First Shots: Smith & Wesson Shield Plus
Back in 2012, Smith & Wesson released their subcompact M&P Shield 9mm, now referred to as the 1.0. In 2017, they rolled out a new Shield 2.0 version. The latest, and possibly best, variation of the Shield 9mm line is the Smith & Wesson Shield Plus. Here are a few thoughts on the Shield Plus after my first two sessions with it.
Frame of reference
First, let’s look at the perspective I will be using. I owned a Shield 2.0 and was happy with it. The gun performed well and concealed well. The trigger on the 2.0 was an improvement over the 1.0 version I shot, but to be honest, I’ve never loved the hinged trigger setup of the line. Still, the Shield 2.0 was my EDC…until I shot the Sig P365. I tried one as a rental and I was hooked. Soon, my Shield 2.0 was sold and the P365 was my new EDC. I’ve included some pictures of the P365 with a 12-round magazine for comparison.
Let’s face it, the P365 changed the subcompact market. It brought an increased capacity to the class and gave the competition a new target to shoot for. Later competitors like the Springfield Armory Hellcat increased that capacity. The Shield Plus does also. It comes with a flush-fit 10-round magazine and a 13-round extended mag.
Picking up the Shield Plus, I noticed the difference in the grip texture. The 1.0 had a grip texture that was not a fan favorite. The 2.0 upped the texture considerably. The much more aggressive texture was often compared to the tape on skateboard decks. Some carriers found it to be a little too rough. The Shield Plus splits the difference. It is more aggressive than the 1.0 while being less rough than the 2.0. Smith & Wesson tried to create a warm cup of porridge in the compromise, and I think they succeeded.
The other immediate difference to notice is the trigger. Gone is the hinged trigger, now replaced with a flat-faced trigger that breaks nice and clean at about 90 degrees. It is definitely an improvement over the 2.0.
The interesting part here is that the Plus slide is still as slender as the single stack 2.0 version. I’m told that the Plus will work in holsters made for the 2.0, but I did not try this myself. My research says that it will work in most cases, but always make sure you check your holster fit yourself. The size difference is really just in the girth of the grip.
Shooting the Smith & Wesson Shield Plus
Let’s jump right into it. This gun shoots nicely. I put about 200 rounds through the gun in total. There was a mix of CCI and Norma, both in 115-grain FMJ. I did some slow fire to get used to the gun, then picked up the pace. I stayed in the 5-15 yard distances for the purposes of this review.
The Plus comes with steel, 3 dot sights and they shoot nicely.

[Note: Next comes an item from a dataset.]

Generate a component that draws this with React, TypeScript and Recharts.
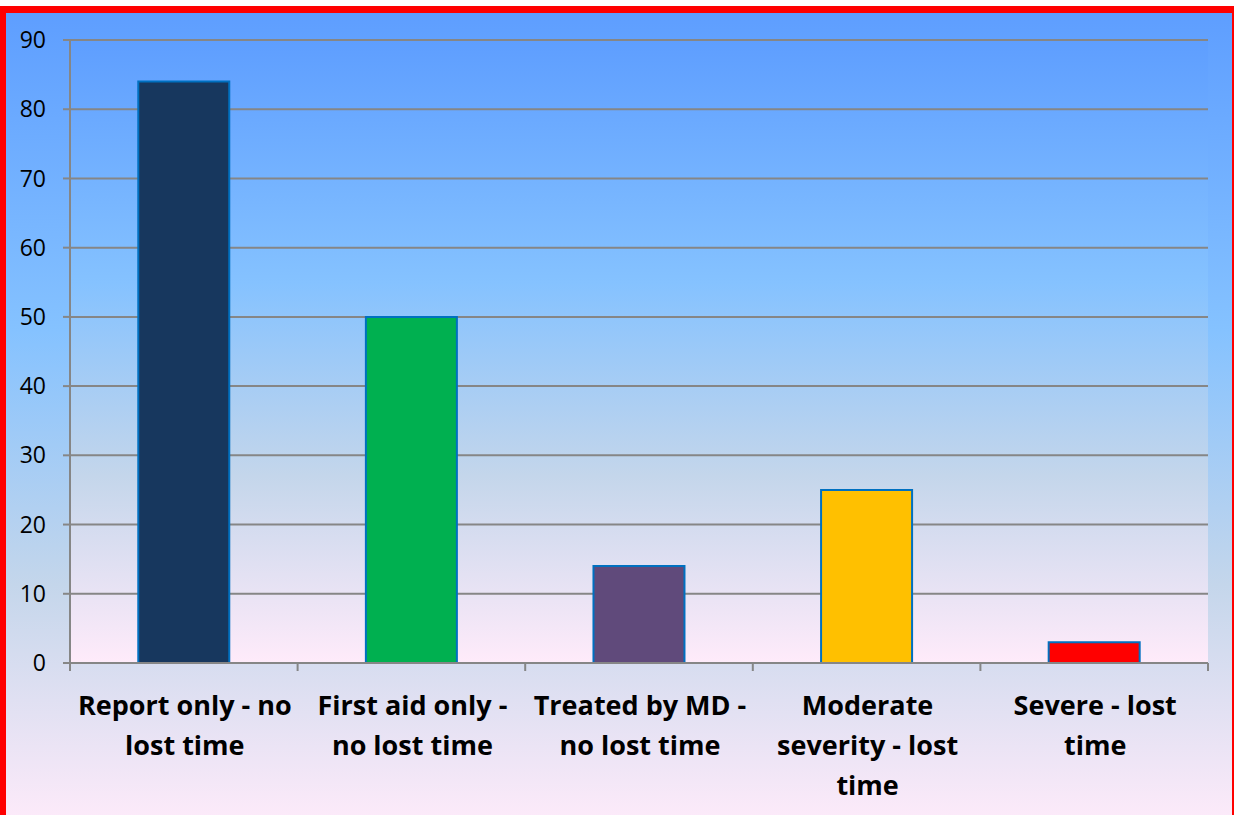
import { BarChart, Bar, XAxis, YAxis, CartesianGrid, Cell } from 'recharts';

const categories = [
  'Report only - no lost time',
  'First aid only - no lost time',
  'Treated by MD - no lost time',
  'Moderate severity - lost time',
  'Severe - lost time',
];
const categoryLines = [
  ['Report only - no', 'lost time'],
  ['First aid only -', 'no lost time'],
  ['Treated by MD -', 'no lost time'],
  ['Moderate', 'severity - lost', 'time'],
  ['Severe - lost', 'time'],
];
const values = [84, 50, 14, 25, 3];
const barColors = ['#17375e', '#00b050', '#604a7b', '#ffc000', '#ff0000'];
const yTicks = [0, 10, 20, 30, 40, 50, 60, 70, 80, 90];

const data = categories.map((name, i) => ({ name, value: values[i], idx: i }));

const W = 1234;
const H = 815;
const MARGIN = { top: 40, right: 26, left: 10, bottom: 0 };
const Y_AXIS_W = 60;
const PLOT_W = W - MARGIN.left - Y_AXIS_W - MARGIN.right;
const BAND = PLOT_W / categories.length;
const GRID = '#868686';
const FONT = '"Open Sans", Lato, sans-serif';

// Daybreak-style gradient stops
const STOPS = [
  { o: '0%', c: '#5e9eff' },
  { o: '39%', c: '#85c2ff' },
  { o: '70%', c: '#c4d6eb' },
  { o: '100%', c: '#ffebfa' },
];

function CategoryTick(props: any) {
  const { x, y, payload, index } = props;
  const lines = categoryLines[index] ?? [payload.value];
  const isLast = index === categories.length - 1;
  const cx = x + 1;
  return (
    <g>
      <line x1={x - BAND / 2} x2={x - BAND / 2} y1={y} y2={y + 8} stroke={GRID} strokeWidth={2} />
      {isLast && (
        <line x1={x + BAND / 2} x2={x + BAND / 2} y1={y} y2={y + 8} stroke={GRID} strokeWidth={2} />
      )}
      <text
        x={cx}
        y={y + 52}
        textAnchor="middle"
        fontFamily={FONT}
        fontWeight={700}
        fontSize={27}
        fill="#000"
      >
        {lines.map((l: string, i: number) => (
          <tspan key={i} x={cx} dy={i === 0 ? 0 : 40}>
            {l}
          </tspan>
        ))}
      </text>
    </g>
  );
}

export default function App() {
  const grad = `linear-gradient(to bottom, ${STOPS.map((s) => `${s.c} ${s.o}`).join(', ')})`;
  return (
    <div
      style={{
        position: 'fixed',
        left: 0,
        top: 0,
        width: W,
        height: H,
        overflow: 'hidden',
        background: '#fff',
      }}
    >
      <div
        style={{
          position: 'absolute',
          left: 0,
          top: 6,
          width: 1239,
          height: 830,
          boxSizing: 'border-box',
          borderStyle: 'solid',
          borderColor: '#ff0000',
          borderWidth: '7px 7px 7px 6px',
          background: grad,
        }}
      />
      <div style={{ position: 'absolute', left: 0, top: 0 }}>
        <BarChart width={W} height={H} data={data} margin={MARGIN} barCategoryGap="30%">
          <defs>
            <linearGradient id="plotGrad" x1="0" y1="0" x2="0" y2="1">
              {STOPS.map((s) => (
                <stop key={s.o} offset={s.o} stopColor={s.c} />
              ))}
            </linearGradient>
          </defs>
          <CartesianGrid
            vertical={false}
            stroke={GRID}
            strokeWidth={2}
            fill="url(#plotGrad)"
            fillOpacity={1}
          />
          <XAxis
            dataKey="name"
            interval={0}
            height={H - 663}
            tickLine={false}
            tickSize={0}
            tickMargin={0}
            axisLine={{ stroke: GRID, strokeWidth: 2 }}
            tick={<CategoryTick />}
          />
          <YAxis
            width={Y_AXIS_W}
            domain={[0, 90]}
            ticks={yTicks}
            interval={0}
            tickSize={7}
            tickMargin={17}
            axisLine={{ stroke: GRID, strokeWidth: 2 }}
            tickLine={{ stroke: GRID, strokeWidth: 2 }}
            tick={{ fill: '#000', fontSize: 23, fontFamily: FONT }}
          />
          <Bar dataKey="value" stroke="#0070c0" strokeWidth={2} isAnimationActive={false}>
            {data.map((d) => (
              <Cell key={d.name} fill={barColors[d.idx]} />
            ))}
          </Bar>
        </BarChart>
      </div>
    </div>
  );
}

The X-ray night sights on my P365 may be a little better, but the Plus sights are perfectly usable.
The trigger is definitely an improvement over the 2.0. As I mentioned earlier, I was never a fan of the hinged trigger. Frankly, it was really the only knock I had on the 2.0. I’ve become a fan of flat triggers in the past year and the version on the Plus was very good. Smooth take-up and broke nicely. It was easy to shoot well. The reset was pretty short as well.
The recoil impulse on it is good. It may actually be better than my P365. The grips were tacky enough to keep a good purchase on the gun and it felt just a bit less snappy than my Sig. If you are recoil sensitive, this could be an even bigger consideration than it is for me.
The metal mags performed as I expected. I’ve never had a reliability issue with S&W magazines and didn’t expect any here. The one thing I will complain about is the filler they use on the extended mag. That little jigsaw puzzle piece can move on you. I ran into this with the 8-round mags on my 2.0. If you changed mags quickly and slapped one in, it was possible to pinch your hand in them. Let me tell you, it will definitely wake you up. Come on S&W, just make those floor plates one piece. I used my Pitbull Tactical mag carriers (which I originally bought for my 2.0) during the test.
The Shield Plus keeps the fish scale slide serrations on the front and back like the 2.0 had. They’re useable without being super aggressive. The Plus also uses their Armornite finish. I live in South Florida, so sweat and humidity are a real concern. I had no complaints with the Armornite finish on my 2.0 and would expect the same level of quality on the Shield Plus. Frankly, the Armornite seems to hold up better than the Nitron finish on my P365.
Hey, this is just my opinion based on a sample size of 1, but I think this is a great little gun. Unlike the Beretta APX A1, I’d have no hesitation in recommending it to family or friends. In fact, if it was for a newer shooter, I may recommend it more highly because of the recoil impulse. The P365 is a snappy gun and the Hellcat is even more so. The Plus already has plenty of holsters and accessory options.
Will I be replacing my P365 with a Smith & Wesson Shield Plus? Not likely. To be honest, if the Plus had come out first, I probably wouldn’t give it up in favor of the P365. The guns are evenly matched in my mind. But I’m not going to make the switch to get 1 more round. Still, if my wife decides to get me one for Christmas, there could be a change in the future.